JMN2015 We Are, Oil on canvas, 24 x 48 in. (c) James Mansfield Nichols. All rights reserved.
In my twenties I fantasized an artistic project called “The Painted Word” — standing language on its head by meticulously brushing it on canvas. (I didn’t know until later that Tom Wolfe had used the phrase for the title of his 1975 book.) In my notion, any stretch of discourse, even randomly excerpted, would morph into pregnant glyphic transcendence. The project would be a piquantly regressive, anti-Gutenbergian dive into artisanal messaging with McLuhanesque undertones. Neo-medieval handmade speech. Or something.
My high-flown conceptualizing had no formal art training behind it. It was as presumptuous then as it is now.

JMN2015 We Are, Oil on canvas, 24 x 48 in. (c) James Mansfield Nichols. All rights reserved. (detail 1)
I was snapping billboards and signs with my Polaroid camera at the time: “We Custom Crack Your Nuts” (a pecan processor); “Your Hole Is Our Goal” (an oilfield services company); “All Guns Must Be Chambers Open” (sign in a Texas bar). The spray-painted verbiage on boxcars trundling past level-crossings with coal for the power plant had my attention. Also, classical Arabic, my major, had a rich tradition of incorporating its graceful script into murals and decoration.
Nicking supplies from my dad’s studio, I dashed off a proof of concept on canvas board using a sentence I had pulled arbitrarily from a New Yorker article: “This cannot be what Miss Wells had in mind.” Out of context it had a little kick of mystery to it and just the prissy resonance I admired in New Yorker style. It could even be a trifle naughty.

JMN2015 We Are, Oil on canvas, 24 x 48 in. (c) James Mansfield Nichols. All rights reserved. (detail 2)

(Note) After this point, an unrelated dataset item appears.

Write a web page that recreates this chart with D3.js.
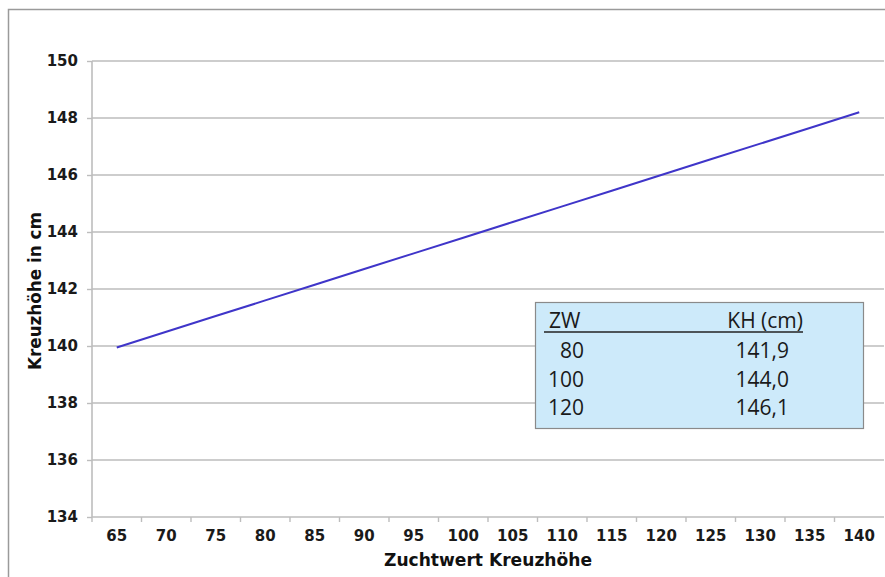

The exercise acquainted me with the unbearable tedium of painting printed words convincingly. My little experiment degenerated into a riot of freehanding with dribbles and meanderings that left it having more in common with doodles than with typography.
I wasn’t entirely displeased with how “Miss Wells” had turned out. To my self-indulgent eye, what it lacked in deft execution it gained in wooly vigor. I wasn’t focused or mature enough, however, to put serious effort behind my conceit. I drifted in other directions.

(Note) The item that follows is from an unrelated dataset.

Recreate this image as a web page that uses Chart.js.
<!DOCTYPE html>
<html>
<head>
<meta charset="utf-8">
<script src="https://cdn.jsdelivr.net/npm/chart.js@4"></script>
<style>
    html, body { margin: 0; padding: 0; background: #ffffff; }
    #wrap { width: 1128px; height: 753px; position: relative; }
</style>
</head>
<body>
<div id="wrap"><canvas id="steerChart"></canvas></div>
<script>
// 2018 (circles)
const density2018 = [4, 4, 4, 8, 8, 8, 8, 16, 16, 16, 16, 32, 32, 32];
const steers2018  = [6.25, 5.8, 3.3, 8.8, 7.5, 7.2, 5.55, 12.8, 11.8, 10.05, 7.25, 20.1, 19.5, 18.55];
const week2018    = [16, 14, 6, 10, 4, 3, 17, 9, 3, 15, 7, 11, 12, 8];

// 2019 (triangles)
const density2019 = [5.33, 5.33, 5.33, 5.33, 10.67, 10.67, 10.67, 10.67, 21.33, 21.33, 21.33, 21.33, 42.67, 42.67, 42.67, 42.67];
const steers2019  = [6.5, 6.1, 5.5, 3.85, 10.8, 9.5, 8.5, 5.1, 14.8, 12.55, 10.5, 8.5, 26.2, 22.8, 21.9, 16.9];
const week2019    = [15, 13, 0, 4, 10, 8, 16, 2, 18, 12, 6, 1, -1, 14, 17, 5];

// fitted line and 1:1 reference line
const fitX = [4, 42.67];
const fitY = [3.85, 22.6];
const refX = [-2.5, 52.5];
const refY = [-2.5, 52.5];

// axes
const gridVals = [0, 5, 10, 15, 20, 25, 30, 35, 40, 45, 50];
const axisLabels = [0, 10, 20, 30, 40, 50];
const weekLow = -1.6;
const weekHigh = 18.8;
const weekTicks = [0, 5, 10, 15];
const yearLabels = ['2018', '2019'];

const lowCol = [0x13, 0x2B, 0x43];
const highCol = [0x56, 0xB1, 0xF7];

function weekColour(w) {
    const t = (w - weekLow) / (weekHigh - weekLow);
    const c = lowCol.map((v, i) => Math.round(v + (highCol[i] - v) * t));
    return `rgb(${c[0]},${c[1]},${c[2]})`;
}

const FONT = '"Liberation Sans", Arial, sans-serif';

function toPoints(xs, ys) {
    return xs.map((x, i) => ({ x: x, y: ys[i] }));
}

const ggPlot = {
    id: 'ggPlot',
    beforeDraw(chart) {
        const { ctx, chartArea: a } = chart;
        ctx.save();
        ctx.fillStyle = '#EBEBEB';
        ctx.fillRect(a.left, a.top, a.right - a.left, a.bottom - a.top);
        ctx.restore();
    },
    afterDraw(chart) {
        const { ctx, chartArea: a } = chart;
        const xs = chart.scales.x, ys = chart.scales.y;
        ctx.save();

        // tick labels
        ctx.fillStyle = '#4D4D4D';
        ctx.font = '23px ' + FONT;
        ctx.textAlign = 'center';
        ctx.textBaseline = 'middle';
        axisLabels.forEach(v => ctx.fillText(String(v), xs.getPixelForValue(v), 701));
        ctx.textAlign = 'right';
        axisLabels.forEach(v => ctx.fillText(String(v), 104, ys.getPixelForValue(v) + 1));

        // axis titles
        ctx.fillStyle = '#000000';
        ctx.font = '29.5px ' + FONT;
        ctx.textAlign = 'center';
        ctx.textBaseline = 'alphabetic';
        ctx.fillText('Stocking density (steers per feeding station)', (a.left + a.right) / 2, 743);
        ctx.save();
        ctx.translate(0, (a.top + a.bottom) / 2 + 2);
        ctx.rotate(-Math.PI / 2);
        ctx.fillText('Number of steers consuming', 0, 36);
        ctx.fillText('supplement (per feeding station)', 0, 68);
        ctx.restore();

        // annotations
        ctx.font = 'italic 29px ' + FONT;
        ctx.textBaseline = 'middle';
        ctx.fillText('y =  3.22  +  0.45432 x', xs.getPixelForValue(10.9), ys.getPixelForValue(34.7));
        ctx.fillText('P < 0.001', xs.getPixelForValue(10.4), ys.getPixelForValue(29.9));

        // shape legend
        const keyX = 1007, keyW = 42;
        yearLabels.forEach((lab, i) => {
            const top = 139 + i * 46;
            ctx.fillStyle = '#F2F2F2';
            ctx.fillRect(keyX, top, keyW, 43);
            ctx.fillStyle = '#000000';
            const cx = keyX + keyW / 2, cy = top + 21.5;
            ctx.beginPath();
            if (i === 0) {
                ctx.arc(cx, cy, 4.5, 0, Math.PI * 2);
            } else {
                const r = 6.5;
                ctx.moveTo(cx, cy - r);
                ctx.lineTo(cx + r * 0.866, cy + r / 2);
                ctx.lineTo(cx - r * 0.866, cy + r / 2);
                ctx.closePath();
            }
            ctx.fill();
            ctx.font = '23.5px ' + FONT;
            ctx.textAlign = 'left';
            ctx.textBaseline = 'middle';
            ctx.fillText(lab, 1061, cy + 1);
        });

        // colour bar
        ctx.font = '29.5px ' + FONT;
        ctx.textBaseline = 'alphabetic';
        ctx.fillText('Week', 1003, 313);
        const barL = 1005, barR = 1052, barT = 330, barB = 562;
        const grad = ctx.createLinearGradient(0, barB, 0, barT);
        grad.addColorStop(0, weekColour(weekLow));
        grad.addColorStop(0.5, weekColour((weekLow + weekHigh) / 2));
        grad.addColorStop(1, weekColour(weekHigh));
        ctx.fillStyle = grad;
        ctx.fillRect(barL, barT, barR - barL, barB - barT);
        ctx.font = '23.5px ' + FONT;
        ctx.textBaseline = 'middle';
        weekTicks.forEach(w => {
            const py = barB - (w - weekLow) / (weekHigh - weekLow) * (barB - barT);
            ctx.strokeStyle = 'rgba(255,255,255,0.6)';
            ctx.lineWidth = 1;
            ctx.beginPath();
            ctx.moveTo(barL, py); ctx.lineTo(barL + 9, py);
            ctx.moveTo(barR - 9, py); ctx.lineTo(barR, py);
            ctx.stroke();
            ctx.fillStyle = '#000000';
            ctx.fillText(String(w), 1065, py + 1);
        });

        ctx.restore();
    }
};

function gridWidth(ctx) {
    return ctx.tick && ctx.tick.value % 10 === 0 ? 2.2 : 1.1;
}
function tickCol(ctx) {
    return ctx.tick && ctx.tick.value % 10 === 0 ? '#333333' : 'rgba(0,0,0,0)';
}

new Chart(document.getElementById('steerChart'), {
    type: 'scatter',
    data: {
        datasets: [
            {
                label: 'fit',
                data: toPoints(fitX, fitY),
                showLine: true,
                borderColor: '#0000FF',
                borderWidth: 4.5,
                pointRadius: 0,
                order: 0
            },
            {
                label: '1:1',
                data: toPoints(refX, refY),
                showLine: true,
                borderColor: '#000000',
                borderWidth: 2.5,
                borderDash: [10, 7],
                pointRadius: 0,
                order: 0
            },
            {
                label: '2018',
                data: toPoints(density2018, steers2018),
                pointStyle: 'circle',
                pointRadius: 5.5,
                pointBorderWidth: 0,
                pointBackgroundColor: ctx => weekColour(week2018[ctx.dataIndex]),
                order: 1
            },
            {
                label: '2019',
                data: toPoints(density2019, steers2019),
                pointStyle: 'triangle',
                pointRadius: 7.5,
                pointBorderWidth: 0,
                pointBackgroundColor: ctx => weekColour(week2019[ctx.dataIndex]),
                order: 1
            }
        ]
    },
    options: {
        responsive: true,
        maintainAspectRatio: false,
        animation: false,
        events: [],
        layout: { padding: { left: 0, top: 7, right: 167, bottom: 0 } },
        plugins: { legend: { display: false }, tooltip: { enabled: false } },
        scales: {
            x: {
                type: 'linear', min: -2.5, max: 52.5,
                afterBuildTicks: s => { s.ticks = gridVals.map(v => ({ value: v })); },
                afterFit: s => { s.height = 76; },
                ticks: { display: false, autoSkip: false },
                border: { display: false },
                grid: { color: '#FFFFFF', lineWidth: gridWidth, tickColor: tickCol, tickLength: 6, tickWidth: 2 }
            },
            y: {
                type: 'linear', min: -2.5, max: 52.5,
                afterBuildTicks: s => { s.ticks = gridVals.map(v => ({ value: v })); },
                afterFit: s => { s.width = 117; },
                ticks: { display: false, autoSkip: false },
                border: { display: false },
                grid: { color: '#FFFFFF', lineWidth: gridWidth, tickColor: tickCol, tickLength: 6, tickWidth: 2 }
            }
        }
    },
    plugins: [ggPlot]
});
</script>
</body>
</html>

[My painting in this post is a quotation from Robert Olmstead, “War and Baked Beans,” NYTimes, 2013.]
(Copyright 2018 James Mansfield Nichols. All rights reserved.)
Great concept for a series – but yes, there’d be some patience required (speaking as one who doesn’t have any for hand lettering).
I noticed immediately the distinctive lettering of your wonderful drawings’ narratives when I started looking. Interestingly spikey. From what you say I take it that it’s a font. Agreeing with you, I think lettering and cursive writing have great expressive potential, but I have trouble mustering the discipline to bring something to fruition. I imagine just drawing from scratch a template of crude fat letters that would lend themselves to being transferred to canvas as painlessly as possible and brushed in. I’m floundering badly at adding the prescribed verbiage to my current little project — on the verge of leaving it mute.
Yes, I use a font. Hand lettering is on the list of things to tackle … eventually – maybe. (I find sizing and spacing issues alone to be mind boggling.) I get the feeling that if you do manage to figure out an approach to text, some fine things will come out. Edward Goss is an abstract artist who has a nice way with incorporating letters/ writing – https://www.instagram.com/edwardgoss_/?hl=en
Thank you, and thanks for the link. I’ll definitely check out Edward Goss. Much appreciated.